• What the task asks: For each line below that includes the word "this", make a copy.

• Extracted data:
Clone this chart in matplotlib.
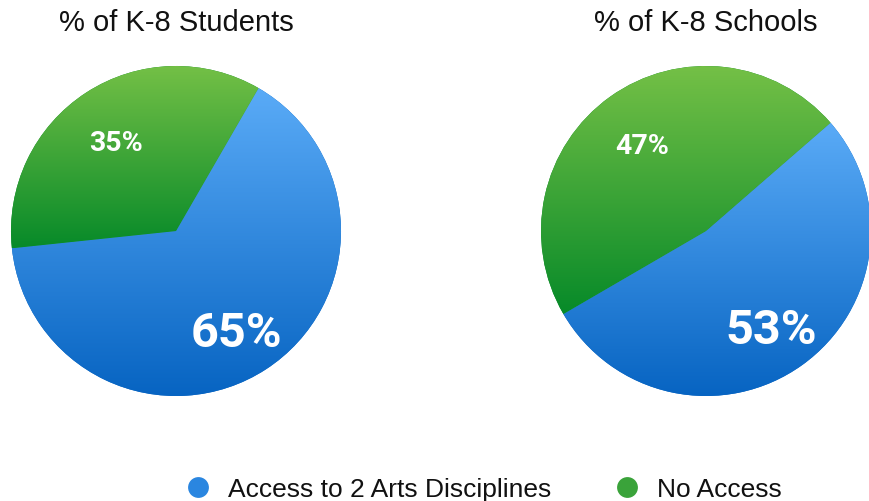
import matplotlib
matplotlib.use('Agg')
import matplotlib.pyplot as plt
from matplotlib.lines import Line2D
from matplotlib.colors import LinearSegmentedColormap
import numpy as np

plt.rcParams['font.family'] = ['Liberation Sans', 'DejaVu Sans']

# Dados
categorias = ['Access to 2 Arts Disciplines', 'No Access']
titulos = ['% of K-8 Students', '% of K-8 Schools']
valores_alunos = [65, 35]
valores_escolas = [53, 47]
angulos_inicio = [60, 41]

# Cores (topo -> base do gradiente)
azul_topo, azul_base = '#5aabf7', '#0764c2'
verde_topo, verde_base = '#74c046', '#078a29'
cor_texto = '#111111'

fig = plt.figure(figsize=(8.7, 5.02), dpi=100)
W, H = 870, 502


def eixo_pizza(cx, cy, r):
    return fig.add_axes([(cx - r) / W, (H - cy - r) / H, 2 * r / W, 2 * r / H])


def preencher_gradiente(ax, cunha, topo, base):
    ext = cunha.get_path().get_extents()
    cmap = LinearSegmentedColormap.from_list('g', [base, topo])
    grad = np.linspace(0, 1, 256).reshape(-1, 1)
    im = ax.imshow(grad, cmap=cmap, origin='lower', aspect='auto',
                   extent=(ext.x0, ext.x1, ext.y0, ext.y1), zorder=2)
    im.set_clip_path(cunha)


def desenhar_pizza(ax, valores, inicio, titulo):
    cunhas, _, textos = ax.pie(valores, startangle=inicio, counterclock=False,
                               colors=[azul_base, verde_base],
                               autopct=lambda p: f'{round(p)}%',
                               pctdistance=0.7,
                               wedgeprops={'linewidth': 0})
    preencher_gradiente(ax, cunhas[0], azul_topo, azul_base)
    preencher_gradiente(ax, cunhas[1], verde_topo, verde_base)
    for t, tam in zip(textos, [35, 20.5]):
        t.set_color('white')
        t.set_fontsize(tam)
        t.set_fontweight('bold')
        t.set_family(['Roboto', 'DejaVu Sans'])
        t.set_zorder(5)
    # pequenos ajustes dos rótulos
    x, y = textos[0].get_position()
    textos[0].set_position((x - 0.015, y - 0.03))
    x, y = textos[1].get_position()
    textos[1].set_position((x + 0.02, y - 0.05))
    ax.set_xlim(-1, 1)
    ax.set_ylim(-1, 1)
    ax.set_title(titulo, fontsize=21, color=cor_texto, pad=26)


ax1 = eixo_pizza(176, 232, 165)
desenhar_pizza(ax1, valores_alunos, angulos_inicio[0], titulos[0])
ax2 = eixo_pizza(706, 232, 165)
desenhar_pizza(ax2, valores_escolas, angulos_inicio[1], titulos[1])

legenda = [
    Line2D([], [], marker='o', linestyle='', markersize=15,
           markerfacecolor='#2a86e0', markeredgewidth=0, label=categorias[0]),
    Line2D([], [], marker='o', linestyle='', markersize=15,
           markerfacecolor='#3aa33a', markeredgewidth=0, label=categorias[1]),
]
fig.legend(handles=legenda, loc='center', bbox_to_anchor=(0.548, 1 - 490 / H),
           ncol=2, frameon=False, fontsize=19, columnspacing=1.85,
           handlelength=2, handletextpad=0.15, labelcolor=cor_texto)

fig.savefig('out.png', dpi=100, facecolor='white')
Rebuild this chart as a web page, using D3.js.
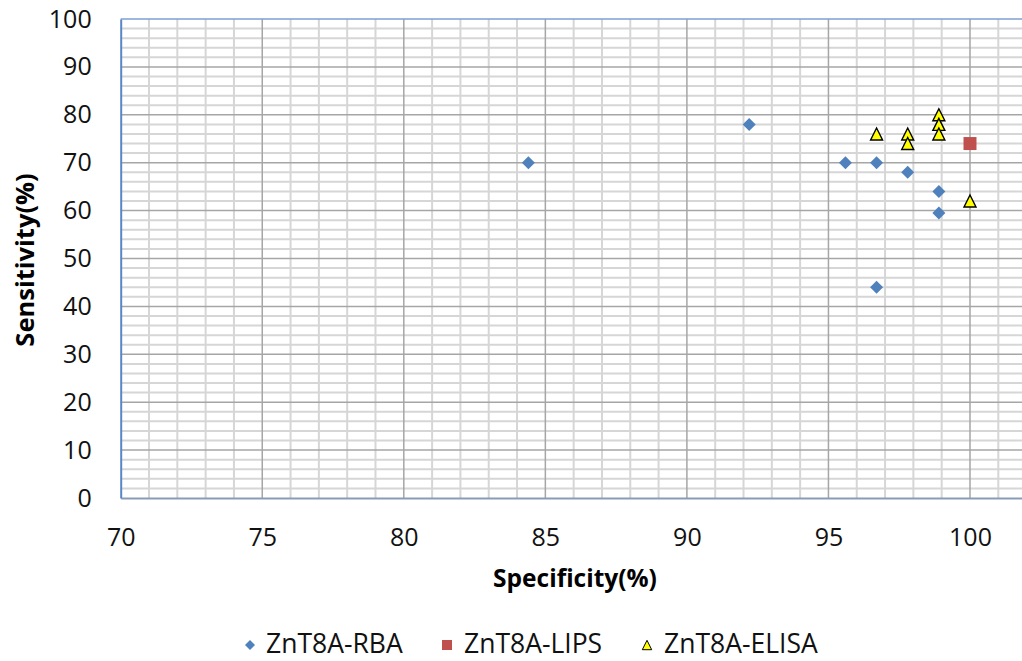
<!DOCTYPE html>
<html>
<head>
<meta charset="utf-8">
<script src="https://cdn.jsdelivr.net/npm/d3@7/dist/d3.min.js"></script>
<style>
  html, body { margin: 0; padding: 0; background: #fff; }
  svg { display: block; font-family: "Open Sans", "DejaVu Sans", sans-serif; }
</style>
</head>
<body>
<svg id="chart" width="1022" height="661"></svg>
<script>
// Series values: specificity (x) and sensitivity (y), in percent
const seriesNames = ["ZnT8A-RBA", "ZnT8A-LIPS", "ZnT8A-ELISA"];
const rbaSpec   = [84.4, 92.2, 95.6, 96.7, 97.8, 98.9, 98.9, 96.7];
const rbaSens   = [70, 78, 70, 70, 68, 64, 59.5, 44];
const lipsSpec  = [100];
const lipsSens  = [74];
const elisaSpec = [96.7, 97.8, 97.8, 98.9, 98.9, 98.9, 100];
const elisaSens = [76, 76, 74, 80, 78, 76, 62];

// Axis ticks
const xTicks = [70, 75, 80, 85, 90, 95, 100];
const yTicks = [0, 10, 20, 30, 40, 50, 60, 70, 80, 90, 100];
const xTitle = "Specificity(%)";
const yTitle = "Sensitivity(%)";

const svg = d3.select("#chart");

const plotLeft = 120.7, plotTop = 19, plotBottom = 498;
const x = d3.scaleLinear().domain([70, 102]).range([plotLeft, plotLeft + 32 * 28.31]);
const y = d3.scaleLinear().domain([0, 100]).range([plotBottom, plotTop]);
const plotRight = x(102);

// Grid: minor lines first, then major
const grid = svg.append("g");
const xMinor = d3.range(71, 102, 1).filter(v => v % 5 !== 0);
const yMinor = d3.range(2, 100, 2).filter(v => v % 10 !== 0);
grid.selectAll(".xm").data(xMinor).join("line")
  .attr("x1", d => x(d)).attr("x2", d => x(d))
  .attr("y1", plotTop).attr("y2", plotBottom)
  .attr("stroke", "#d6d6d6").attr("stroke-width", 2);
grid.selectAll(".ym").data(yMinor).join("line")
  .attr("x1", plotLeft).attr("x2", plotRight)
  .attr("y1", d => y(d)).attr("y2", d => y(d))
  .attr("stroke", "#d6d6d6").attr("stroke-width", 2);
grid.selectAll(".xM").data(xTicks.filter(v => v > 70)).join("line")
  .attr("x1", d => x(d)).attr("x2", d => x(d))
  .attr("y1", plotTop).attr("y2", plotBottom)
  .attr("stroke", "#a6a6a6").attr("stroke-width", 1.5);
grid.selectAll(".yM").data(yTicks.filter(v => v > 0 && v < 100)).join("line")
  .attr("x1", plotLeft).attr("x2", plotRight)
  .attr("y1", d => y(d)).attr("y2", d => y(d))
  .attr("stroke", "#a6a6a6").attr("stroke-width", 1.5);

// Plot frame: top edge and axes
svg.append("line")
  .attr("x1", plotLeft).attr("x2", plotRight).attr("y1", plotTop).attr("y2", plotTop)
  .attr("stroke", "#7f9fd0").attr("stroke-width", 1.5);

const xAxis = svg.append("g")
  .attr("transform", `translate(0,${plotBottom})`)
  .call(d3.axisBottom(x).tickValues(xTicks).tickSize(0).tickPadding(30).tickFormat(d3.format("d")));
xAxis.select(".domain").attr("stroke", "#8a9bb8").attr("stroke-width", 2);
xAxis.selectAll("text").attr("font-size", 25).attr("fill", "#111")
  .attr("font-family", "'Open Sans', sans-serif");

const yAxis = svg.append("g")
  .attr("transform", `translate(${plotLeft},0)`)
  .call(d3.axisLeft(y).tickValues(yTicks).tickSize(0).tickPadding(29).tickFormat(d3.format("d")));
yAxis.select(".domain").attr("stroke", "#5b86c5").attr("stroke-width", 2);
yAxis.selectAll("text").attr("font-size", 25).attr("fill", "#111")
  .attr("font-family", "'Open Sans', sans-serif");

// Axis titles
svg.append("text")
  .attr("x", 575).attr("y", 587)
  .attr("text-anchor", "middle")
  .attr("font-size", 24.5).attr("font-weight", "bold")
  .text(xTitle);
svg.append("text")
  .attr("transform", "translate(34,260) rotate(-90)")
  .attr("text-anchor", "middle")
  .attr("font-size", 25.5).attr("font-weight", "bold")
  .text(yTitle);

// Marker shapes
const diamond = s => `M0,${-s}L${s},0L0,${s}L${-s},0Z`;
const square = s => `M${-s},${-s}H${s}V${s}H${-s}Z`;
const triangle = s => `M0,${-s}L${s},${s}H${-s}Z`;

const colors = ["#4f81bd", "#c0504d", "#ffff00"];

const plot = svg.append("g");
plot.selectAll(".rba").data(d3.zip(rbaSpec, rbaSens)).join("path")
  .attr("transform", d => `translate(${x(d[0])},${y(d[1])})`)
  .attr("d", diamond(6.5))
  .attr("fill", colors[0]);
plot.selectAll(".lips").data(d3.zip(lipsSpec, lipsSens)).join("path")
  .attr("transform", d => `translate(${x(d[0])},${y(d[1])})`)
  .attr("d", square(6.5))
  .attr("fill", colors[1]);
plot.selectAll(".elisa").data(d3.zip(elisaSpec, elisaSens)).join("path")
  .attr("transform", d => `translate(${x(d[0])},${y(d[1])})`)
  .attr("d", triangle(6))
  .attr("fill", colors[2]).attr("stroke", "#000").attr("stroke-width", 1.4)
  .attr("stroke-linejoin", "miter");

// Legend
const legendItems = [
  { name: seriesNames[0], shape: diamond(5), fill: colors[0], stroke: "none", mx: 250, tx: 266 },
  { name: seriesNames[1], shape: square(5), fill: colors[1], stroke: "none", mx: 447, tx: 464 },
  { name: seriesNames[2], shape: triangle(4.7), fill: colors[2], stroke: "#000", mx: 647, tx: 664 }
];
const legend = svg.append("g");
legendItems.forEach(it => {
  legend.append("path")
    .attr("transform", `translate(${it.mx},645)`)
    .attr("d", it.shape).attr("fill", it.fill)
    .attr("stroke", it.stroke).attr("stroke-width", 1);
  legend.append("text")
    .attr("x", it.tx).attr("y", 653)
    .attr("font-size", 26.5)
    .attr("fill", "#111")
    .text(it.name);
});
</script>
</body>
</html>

• Exercise solution:
Clone this chart in matplotlib.
Rebuild this chart as a web page, using D3.js.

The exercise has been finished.